Web scraping with jsoup in Kotlin
I am trying to scrape this website as part of my lesson to learn Kotlin and Web scraping with jsoup.
What I am trying to scrape is the Jackpot $1,000,000 est.
values.
The below code was something that I wrote after searching and checking out a couple of tutorials online, but it won't even give me $1,000,000
(which was what this code was trying to scrape).
Jsoup.connect("https://online.singaporepools.com/lottery/en/home")
.get()
.run {
select("div.slab__text slab__text--highlight").forEachIndexed { i, element ->
val titleAnchor = element.select("div")
val title = titleAnchor.text()
println("$i. $title")
}
}
My first thought is that maybe this website is using JavaScript. That's why it was not successful.
How should I be going about scraping it?
I was able to scrape what you were looking for from this page on that same site.
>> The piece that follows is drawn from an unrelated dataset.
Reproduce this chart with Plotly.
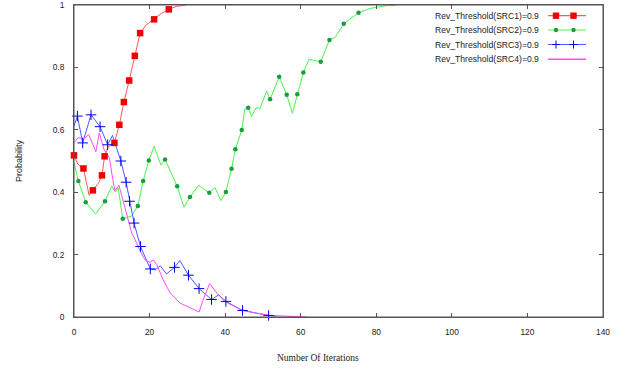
import plotly.graph_objects as go

# ---------------- data ----------------
src1_x = [0, 1, 2.5, 4, 5, 6.5, 7.4, 8.1, 9, 9.8, 10.7, 12, 13.2, 14.6, 16.1, 17.5, 19, 21.2, 23, 25.1, 27, 29.6]
src1_y = [0.518, 0.49, 0.476, 0.39, 0.406, 0.43, 0.454, 0.515, 0.545, 0.55, 0.558, 0.616, 0.689, 0.758,
          0.837, 0.91, 0.935, 0.954, 0.972, 0.986, 0.995, 1.0]
src1_marks = [0, 2, 4, 6, 7, 10, 11, 12, 13, 14, 15, 17, 19]

src2_x = [0, 1.15, 3.1, 5.7, 8.2, 10.0, 10.9, 11.7, 12.9, 15.2, 16.9, 18.3, 19.8, 21.2, 23.0, 24.1, 27.3,
          29.1, 30.7, 33.0, 35.8, 37.3, 38.9, 40.2, 41.7, 42.7, 44.4, 45.2, 46.1, 47.0, 48.2, 49.2, 51.0,
          51.9, 54.3, 56.3, 57.8, 59.1, 60.7, 62.2, 65.3, 67.6, 69.1, 71.4, 75.3, 78.3, 82.7, 85.5]
src2_y = [0.495, 0.436, 0.368, 0.330, 0.371, 0.420, 0.400, 0.414, 0.315, 0.323, 0.356, 0.436, 0.502, 0.547,
          0.487, 0.505, 0.419, 0.352, 0.385, 0.422, 0.398, 0.415, 0.373, 0.401, 0.475, 0.538, 0.599, 0.666,
          0.671, 0.642, 0.671, 0.668, 0.724, 0.698, 0.770, 0.712, 0.653, 0.714, 0.784, 0.826, 0.818, 0.888,
          0.896, 0.940, 0.975, 0.989, 0.998, 1.0]
src2_marks = [1, 2, 4, 8, 10, 11, 12, 15, 16, 18, 20, 23, 24, 25, 26, 28, 33, 34, 35, 37, 38, 40, 41, 43, 44]

src3_x = [0, 0.9, 2.3, 4.5, 6.9, 8.9, 10.2, 12.4, 13.8, 14.7, 15.9, 17.6, 20.2, 21.5, 22.8, 24.5, 26.6,
          28.0, 30.3, 33.1, 36.4, 38.3, 40.2, 44.6, 51.5, 53.6]
src3_y = [0.612, 0.644, 0.558, 0.648, 0.610, 0.552, 0.582, 0.500, 0.432, 0.371, 0.301, 0.226, 0.154, 0.151,
          0.164, 0.138, 0.159, 0.181, 0.134, 0.091, 0.056, 0.071, 0.050, 0.021, 0.005, 0.003]
src3_marks = [1, 2, 3, 4, 5, 7, 8, 9, 10, 11, 12, 16, 18, 19, 20, 22, 23, 24]

src4_x = [0, 1.1, 2.5, 3.9, 5.8, 6.7, 8.0, 9.4, 10.0, 10.8, 11.9, 13.0, 14.4, 15.3, 16.1, 17.5, 18.8, 20.1,
          21.0, 21.9, 23.6, 25.4, 28.0, 30.5, 33.1, 34.2, 35.9, 38.0, 40.0, 43.9, 48.3, 52.0, 56.0, 61.6]
src4_y = [0.558, 0.575, 0.57, 0.585, 0.530, 0.590, 0.535, 0.510, 0.460, 0.405, 0.422, 0.372, 0.312, 0.268,
          0.250, 0.212, 0.183, 0.175, 0.183, 0.168, 0.119, 0.078, 0.045, 0.030, 0.016, 0.056, 0.107, 0.074,
          0.049, 0.025, 0.012, 0.005, 0.002, 0.0]

names = ["Rev_Threshold(SRC1)=0.9", "Rev_Threshold(SRC2)=0.9",
         "Rev_Threshold(SRC3)=0.9", "Rev_Threshold(SRC4)=0.9"]

x_ticks = [0, 20, 40, 60, 80, 100, 120, 140]
y_ticks = [0, 0.2, 0.4, 0.6, 0.8, 1]
y_tick_labels = ["0", "0.2", "0.4", "0.6", "0.8", "1"]

# ---------------- styles ----------------
RED_L, RED_M = "#ff5a5a", "#f00000"
GRN_L, GRN_M = "#4ef04e", "#1c9c3c"
BLU_L, BLU_M = "#4a5aff", "#0000f0"
MAG_L = "#ff4cff"
AX = "#555555"
SANS = "Liberation Sans, Arial, sans-serif"
SERIF = "Liberation Serif, Times New Roman, serif"

fig = go.Figure()

def pick(arr, idx):
    return [arr[i] for i in idx]

# lines
fig.add_trace(go.Scatter(x=src1_x, y=src1_y, mode="lines", line=dict(color=RED_L, width=1),
                         cliponaxis=False, showlegend=False))
fig.add_trace(go.Scatter(x=src2_x, y=src2_y, mode="lines", line=dict(color=GRN_L, width=1),
                         cliponaxis=False, showlegend=False))
fig.add_trace(go.Scatter(x=src3_x, y=src3_y, mode="lines", line=dict(color=BLU_L, width=1), showlegend=False))
fig.add_trace(go.Scatter(x=src4_x, y=src4_y, mode="lines", line=dict(color=MAG_L, width=1), showlegend=False))
# markers
fig.add_trace(go.Scatter(x=pick(src1_x, src1_marks), y=pick(src1_y, src1_marks), mode="markers",
                         marker=dict(symbol="square", size=6.5, color=RED_M, line=dict(width=0)),
                         cliponaxis=False, showlegend=False))
fig.add_trace(go.Scatter(x=pick(src2_x, src2_marks), y=pick(src2_y, src2_marks), mode="markers",
                         marker=dict(symbol="circle", size=4.5, color=GRN_M, line=dict(width=0)),
                         cliponaxis=False, showlegend=False))
fig.add_trace(go.Scatter(x=pick(src3_x, src3_marks), y=pick(src3_y, src3_marks), mode="markers",
                         marker=dict(symbol="cross-thin", size=7.5, color=BLU_M, line=dict(width=1, color=BLU_M)),
                         cliponaxis=False, showlegend=False))

# ---------------- layout ----------------
L, R, T, B = 74, 31, 5, 55
W, H = 634, 372
PW, PH = W - L - R, H - T - B

def px_x(p):
    return (p - L) / PW

def px_y(p):
    return (H - B - p) / PH

shapes = [dict(type="rect", xref="paper", yref="paper", x0=0, x1=1, y0=0, y1=1,
               line=dict(color=AX, width=1), layer="above")]
annotations = []
leg_rows = [15.7, 30.0, 44.5, 59.3]
line_colors = [RED_L, GRN_L, BLU_L, MAG_L]
for i, (nm, yy) in enumerate(zip(names, leg_rows)):
    annotations.append(dict(text=nm, x=px_x(541), y=px_y(yy), xref="paper", yref="paper",
                            xanchor="right", yanchor="middle", showarrow=False,
                            font=dict(family=SANS, size=8.6, color="#222222")))
    shapes.append(dict(type="line", xref="paper", yref="paper", x0=px_x(548), x1=px_x(586),
                       y0=px_y(yy), y1=px_y(yy), line=dict(color=line_colors[i], width=1.2 if i < 3 else 1.6)))
    for mx in (556, 573.5):
        if i == 0:
            shapes.append(dict(type="rect", xref="paper", yref="paper", x0=px_x(mx - 3.2), x1=px_x(mx + 3.2),
                               y0=px_y(yy + 3.2), y1=px_y(yy - 3.2), fillcolor=RED_M, line=dict(width=0)))
        elif i == 1:
            shapes.append(dict(type="circle", xref="paper", yref="paper", x0=px_x(mx - 2.2), x1=px_x(mx + 2.2),
                               y0=px_y(yy + 2.2), y1=px_y(yy - 2.2), fillcolor=GRN_M, line=dict(width=0)))
        elif i == 2:
            shapes.append(dict(type="line", xref="paper", yref="paper", x0=px_x(mx - 4), x1=px_x(mx + 4),
                               y0=px_y(yy), y1=px_y(yy), line=dict(color=BLU_M, width=1)))
            shapes.append(dict(type="line", xref="paper", yref="paper", x0=px_x(mx), x1=px_x(mx),
                               y0=px_y(yy + 4), y1=px_y(yy - 4), line=dict(color=BLU_M, width=1)))

annotations.append(dict(text="Number Of Iterations", x=px_x(318), y=px_y(358), xref="paper", yref="paper",
                        xanchor="center", yanchor="middle", showarrow=False,
                        font=dict(family=SERIF, size=9.5, color="#222222")))
annotations.append(dict(text="Probability", x=px_x(19), y=px_y(161), xref="paper", yref="paper",
                        xanchor="center", yanchor="middle", showarrow=False, textangle=-90,
                        font=dict(family=SANS, size=9, color="#222222")))

fig.update_layout(
    template="none",
    width=W, height=H,
    margin=dict(l=L, r=R, t=T, b=B, pad=0, autoexpand=False),
    paper_bgcolor="white", plot_bgcolor="white",
    showlegend=False,
    shapes=shapes, annotations=annotations,
    xaxis=dict(range=[0, 140], tickvals=x_ticks, ticks="inside", ticklen=4, tickcolor=AX,
               showline=True, linecolor=AX, linewidth=1, mirror="ticks", showgrid=False, zeroline=False,
               tickfont=dict(family=SANS, size=8.4, color="#222222"), ticklabelstandoff=7,
               ticklabeloverflow="allow", automargin=False),
    yaxis=dict(range=[0, 1], tickvals=y_ticks, ticktext=y_tick_labels, ticks="inside", ticklen=4, tickcolor=AX,
               showline=True, linecolor=AX, linewidth=1, mirror="ticks", showgrid=False, zeroline=False,
               tickfont=dict(family=SANS, size=8.4, color="#222222"), ticklabelstandoff=7,
               ticklabeloverflow="allow", automargin=False),
)

fig.write_html("out.html", config={"displayModeBar": False},
               post_script="document.body.style.margin='0';document.body.style.overflow='hidden';")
Even if it's not what you want, the procedure may help someone in the future.
Here is how I did that:
- First I opened that page
- Then I opened the Chrome developer tools by pressing CTRL+
SHIFT+i or
by right-clicking somewhere on page and selecting Inspect or
by clicking ⋮ ➜ More tools ➜ Developer tools - Next I selected the Network tab
- And finally I refreshed the page with F5 or with the refresh button ⟳
A list of requests start to appear (network log) and after, say, a few seconds, all requests will complete executing. Here, we want to look for and inspect a request that has a Type like xhr. We can filter requests by clicking the filter icon and then selecting the desired type.
To inspect a request, click on its name (first column from left):
Clicking on one of the XHR requests, and then selecting the Response tab shows that the response contains exactly what we are looking for. And it is HTML, so jsoup can parse it:
Here is that response (if you want to copy or manipulate it):
<div style='vertical-align:top;'>
<div>
<div style='float:left; width:120px; font-weight:bold;'>
Next Jackpot
</div>
<span style='color:#EC243D; font-weight:bold'>$8,000,000 est</span>
</div>
<div>
<div style='float:left; width:120px; font-weight:bold;'>
Next Draw
</div>
<div class='toto-draw-date'>Mon, 15 Nov 2021 , 9.30pm</div>
</div>
</div>
By selecting the Headers tab (to the left of the Response tab), we see the Request URL is https://www.singaporepools.com.sg/DataFileArchive/Lottery/Output/toto_next_draw_estimate_en.html?v=2021y11m14d21h0m
and the Request Method is GET and agian the Content-Type is text/html.
So, with the URL and the HTTP method we found, here is the code to scrape that HTML:
val document = Jsoup
.connect("https://www.singaporepools.com.sg/DataFileArchive/Lottery/Output/toto_next_draw_estimate_en.html?v=2021y11m14d21h0m")
.userAgent("Mozilla")
.get()
val targetElement = document
.body()
.children()
.single()
val phrase = targetElement.child(0).text()
val prize = targetElement.select("span").text().removeSuffix(" est")
println(phrase) // Next Jackpot $8,000,000 est
println(prize) // $8,000,000
Here is another solution for parsing a dynamic page with Selenium and jsoup.
We first get and store the page with Selenium and then parse it with jsoup.
Just make sure to download the browser driver and move its executable file to your classpath.
I downloaded the Chrome driver version 95 and placed it along my Kotlin .kts script.
System.setProperty("webdriver.chrome.driver", "chromedriver.exe")
val result = File("output.html")
// OR FirefoxDriver(); download its driver and set the appropriate system property above
val driver = ChromeDriver()
driver.get ("https://www.singaporepools.com.sg/en/product/sr/Pages/toto_results.aspx")
result.writeText(driver.pageSource)
driver.close()
val document = Jsoup.parse(result, "UTF-8")
val targetElement = document
.body()
.children()
.select(":containsOwn(Next Jackpot)")
.single()
.parent()!!
val phrase = targetElement.text()
val prize = targetElement.select("span").text().removeSuffix(" est")
println(phrase) // Next Jackpot $8,000,000 est
println(prize) // $8,000,000
Another version of code for getting the target element:
val targetElement = document
.body()
.selectFirst(":containsOwn(Next Jackpot)")
?.parent()!!
I only used the following dependencies:
- org.seleniumhq.selenium:selenium-java:4.0.0
- org.jsoup:jsoup:1.14.3
See the standalone script file. It can be executed with Kotlin runner from command line like this:
kotlin my-script.main.kts